A West Point grad, Messner served as an Army Ranger and was stationed in Germany during the Cold War. A native of Altoona, Pa., Messner started his own legal defense firm in Denver, Colo. and built it into a national business with 100 lawyers and multiple offices across the country.
He retired from the business last year and spent more than $4 million of his own money in this race.
Supporters of Bolduc had warned Shaheen would beat the “carpetbagger” Messner, as she did in 2014 in a race with former Massachusetts U.S. Sen. Scott Brown, who moved here permanently a short time before challenging her.
Bolduc was in the U.S. Army for 33 years, with 10 foreign deployments, five Bronze Stars and two Purple Hearts.
He was one of the first troops sent to Afghanistan after the 9-11 attacks and was part of a horseback-riding team that beat back the Taliban.
President Donald Trump’s endorsement of Messner was one of the major flash points in the campaign.

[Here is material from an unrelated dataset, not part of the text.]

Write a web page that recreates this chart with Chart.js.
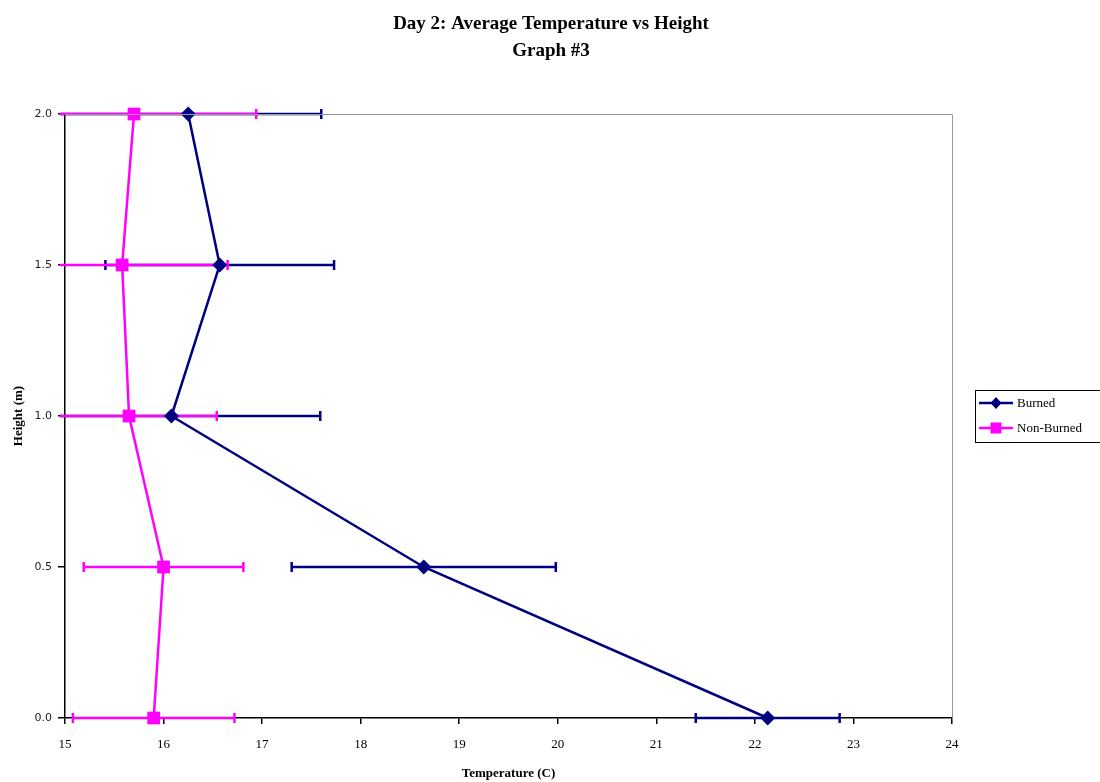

In response, Bolduc initially said “party bosses” and the “super-wealthy” were trying to substitute their judgment for that of 1st District voters.
Bolduc soon clarified that the president was free to endorse who he wanted but voters would reward him.
Bolduc was outspent by up to 5-1 in the race, though he raised more in personal donations than Messner.
The Senate Conservatives Fund backed Bolduc a year ago, and the candidate won over many individual veteran leaders, along with former Florida Gov. Jeb Bush and Sen. Tom Cotton, R-Ark.
Among the GOP leaders backing Bolduc were Executive Councilor Ted Gatsas and former Manchester Mayor Ray Wieczorek, as well as former House Speaker Doug Scamman.
Those supporting Messner included four state senators and about 30 state representatives, along with former House Speaker Bill O’Brien of Nashua and 2019 Manchester mayoral candidate Victoria Sullivan.
A month before the primary, Bolduc attracted the criticism of some gay rights groups when his digital ad contained what they claimed was a homophobic slur.
“I didn’t spend my life defending this country to let a bunch of liberal socialist pansies squander it away,” Bolduc said.
Later he defended the term as referring to liberal Democrats who were “weak.”
Throughout the race, Messner largely ignored Bolduc and kept his focus on Shaheen, attacking her as a former governor who became more wealthy after moving to Capitol Hill.
Bolduc and Messner shared similar positions with Trump on the key issues of the day, supporting a crackdown against illegal immigration, more restrictions on legal abortions and a tougher trade stance with China.